>>>>>

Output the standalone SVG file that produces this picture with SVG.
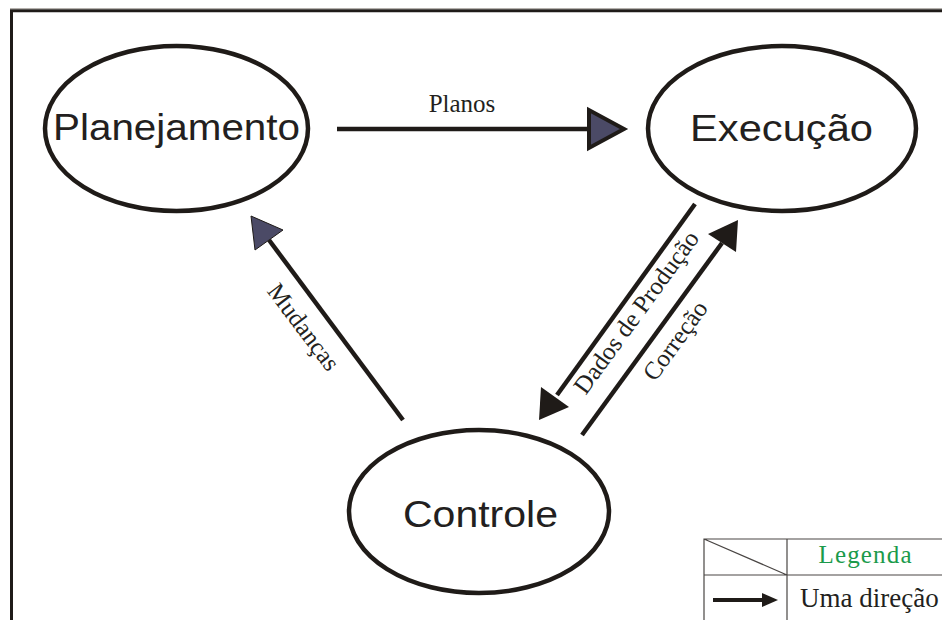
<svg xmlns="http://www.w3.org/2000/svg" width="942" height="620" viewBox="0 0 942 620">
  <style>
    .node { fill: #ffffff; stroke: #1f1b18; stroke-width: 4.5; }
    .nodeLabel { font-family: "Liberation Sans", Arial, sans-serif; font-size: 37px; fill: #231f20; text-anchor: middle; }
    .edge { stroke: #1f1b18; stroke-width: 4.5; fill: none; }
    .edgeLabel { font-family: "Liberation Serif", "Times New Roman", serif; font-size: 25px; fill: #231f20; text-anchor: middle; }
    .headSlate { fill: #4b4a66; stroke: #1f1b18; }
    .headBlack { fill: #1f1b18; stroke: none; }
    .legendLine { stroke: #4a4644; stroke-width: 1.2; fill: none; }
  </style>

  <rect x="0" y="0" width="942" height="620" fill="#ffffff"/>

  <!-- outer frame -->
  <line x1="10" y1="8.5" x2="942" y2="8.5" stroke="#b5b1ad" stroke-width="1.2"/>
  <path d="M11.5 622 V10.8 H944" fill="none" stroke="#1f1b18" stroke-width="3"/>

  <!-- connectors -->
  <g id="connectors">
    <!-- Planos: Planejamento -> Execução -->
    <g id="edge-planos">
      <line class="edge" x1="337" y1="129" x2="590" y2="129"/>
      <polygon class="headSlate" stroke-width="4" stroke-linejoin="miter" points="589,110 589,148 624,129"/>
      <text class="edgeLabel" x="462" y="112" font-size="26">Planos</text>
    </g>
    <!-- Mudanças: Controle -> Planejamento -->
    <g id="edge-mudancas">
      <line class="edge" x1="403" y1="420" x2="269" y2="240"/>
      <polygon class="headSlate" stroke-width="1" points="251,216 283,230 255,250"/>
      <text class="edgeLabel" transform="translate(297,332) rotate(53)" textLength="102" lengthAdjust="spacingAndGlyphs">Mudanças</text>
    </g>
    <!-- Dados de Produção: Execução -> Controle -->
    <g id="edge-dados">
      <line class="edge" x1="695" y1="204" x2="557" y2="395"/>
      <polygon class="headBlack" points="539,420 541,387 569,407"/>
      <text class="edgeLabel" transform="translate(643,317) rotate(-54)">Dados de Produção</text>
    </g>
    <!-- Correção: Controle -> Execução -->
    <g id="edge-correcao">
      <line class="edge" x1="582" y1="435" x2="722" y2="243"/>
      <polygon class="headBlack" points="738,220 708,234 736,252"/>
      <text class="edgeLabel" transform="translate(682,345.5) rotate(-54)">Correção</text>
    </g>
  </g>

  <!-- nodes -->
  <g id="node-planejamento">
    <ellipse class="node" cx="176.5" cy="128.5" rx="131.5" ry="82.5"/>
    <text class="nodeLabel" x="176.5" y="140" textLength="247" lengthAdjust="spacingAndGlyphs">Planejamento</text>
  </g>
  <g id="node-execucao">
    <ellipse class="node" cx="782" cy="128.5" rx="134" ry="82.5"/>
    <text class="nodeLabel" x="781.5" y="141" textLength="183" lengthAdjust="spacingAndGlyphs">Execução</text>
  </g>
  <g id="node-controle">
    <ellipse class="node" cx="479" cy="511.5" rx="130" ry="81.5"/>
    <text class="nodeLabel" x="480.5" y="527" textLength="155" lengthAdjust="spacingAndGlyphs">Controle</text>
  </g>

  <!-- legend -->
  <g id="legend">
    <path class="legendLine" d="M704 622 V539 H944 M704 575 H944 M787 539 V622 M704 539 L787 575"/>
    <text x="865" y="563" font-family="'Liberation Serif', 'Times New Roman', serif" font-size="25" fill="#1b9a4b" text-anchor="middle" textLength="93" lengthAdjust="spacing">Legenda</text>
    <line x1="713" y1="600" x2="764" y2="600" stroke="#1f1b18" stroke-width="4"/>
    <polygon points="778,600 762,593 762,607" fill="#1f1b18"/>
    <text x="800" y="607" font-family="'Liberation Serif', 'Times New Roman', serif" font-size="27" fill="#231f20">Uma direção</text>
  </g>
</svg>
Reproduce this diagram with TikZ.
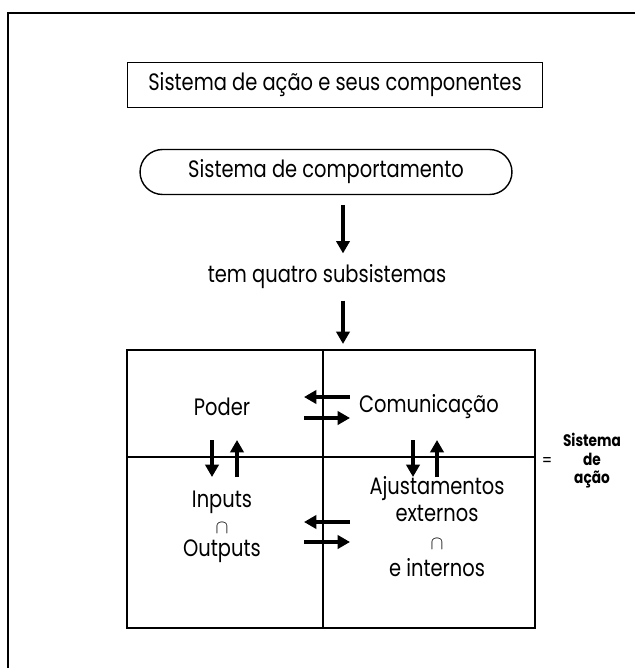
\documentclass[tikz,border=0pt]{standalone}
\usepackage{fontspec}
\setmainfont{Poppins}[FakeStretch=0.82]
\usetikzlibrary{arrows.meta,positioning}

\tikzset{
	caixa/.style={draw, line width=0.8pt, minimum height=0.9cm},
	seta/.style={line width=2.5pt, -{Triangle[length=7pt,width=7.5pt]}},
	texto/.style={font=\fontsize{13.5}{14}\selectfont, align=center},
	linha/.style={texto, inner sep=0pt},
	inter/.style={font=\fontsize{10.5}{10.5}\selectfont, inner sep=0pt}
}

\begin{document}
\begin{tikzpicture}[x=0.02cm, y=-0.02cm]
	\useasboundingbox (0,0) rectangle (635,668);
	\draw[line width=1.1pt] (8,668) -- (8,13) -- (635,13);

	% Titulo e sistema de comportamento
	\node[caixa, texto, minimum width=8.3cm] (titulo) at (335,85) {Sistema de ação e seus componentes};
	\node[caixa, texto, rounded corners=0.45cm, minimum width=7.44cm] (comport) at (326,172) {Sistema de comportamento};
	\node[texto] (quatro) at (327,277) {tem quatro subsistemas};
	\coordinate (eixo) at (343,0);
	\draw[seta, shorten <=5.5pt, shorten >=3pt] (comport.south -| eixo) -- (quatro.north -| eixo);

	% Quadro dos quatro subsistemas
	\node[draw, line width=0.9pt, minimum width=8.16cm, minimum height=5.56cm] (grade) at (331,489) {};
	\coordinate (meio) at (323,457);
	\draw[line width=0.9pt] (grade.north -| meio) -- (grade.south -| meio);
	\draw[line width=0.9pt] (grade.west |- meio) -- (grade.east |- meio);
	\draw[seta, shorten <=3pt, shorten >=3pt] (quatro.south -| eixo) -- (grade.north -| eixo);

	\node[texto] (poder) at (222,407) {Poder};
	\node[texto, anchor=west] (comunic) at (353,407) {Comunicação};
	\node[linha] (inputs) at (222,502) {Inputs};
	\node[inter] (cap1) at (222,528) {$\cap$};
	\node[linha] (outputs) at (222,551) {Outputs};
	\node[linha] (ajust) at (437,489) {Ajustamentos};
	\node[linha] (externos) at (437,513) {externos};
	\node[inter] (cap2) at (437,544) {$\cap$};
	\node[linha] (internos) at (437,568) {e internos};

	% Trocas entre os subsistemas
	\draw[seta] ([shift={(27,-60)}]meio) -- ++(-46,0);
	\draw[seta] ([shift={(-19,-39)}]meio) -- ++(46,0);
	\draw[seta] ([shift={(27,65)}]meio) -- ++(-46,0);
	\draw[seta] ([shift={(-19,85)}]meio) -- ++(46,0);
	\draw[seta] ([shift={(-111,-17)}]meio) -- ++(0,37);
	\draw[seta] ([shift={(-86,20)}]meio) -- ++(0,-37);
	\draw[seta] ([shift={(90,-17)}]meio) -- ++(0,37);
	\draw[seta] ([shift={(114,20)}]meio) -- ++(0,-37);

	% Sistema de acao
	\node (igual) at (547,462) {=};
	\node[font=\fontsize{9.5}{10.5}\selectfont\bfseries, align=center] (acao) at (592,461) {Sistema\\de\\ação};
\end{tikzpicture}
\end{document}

<<<<<

» Exercise aim:
From the listing above, copy out each line where the word "this" appears.

» Task response:
Output the standalone SVG file that produces this picture with SVG.
Reproduce this diagram with TikZ.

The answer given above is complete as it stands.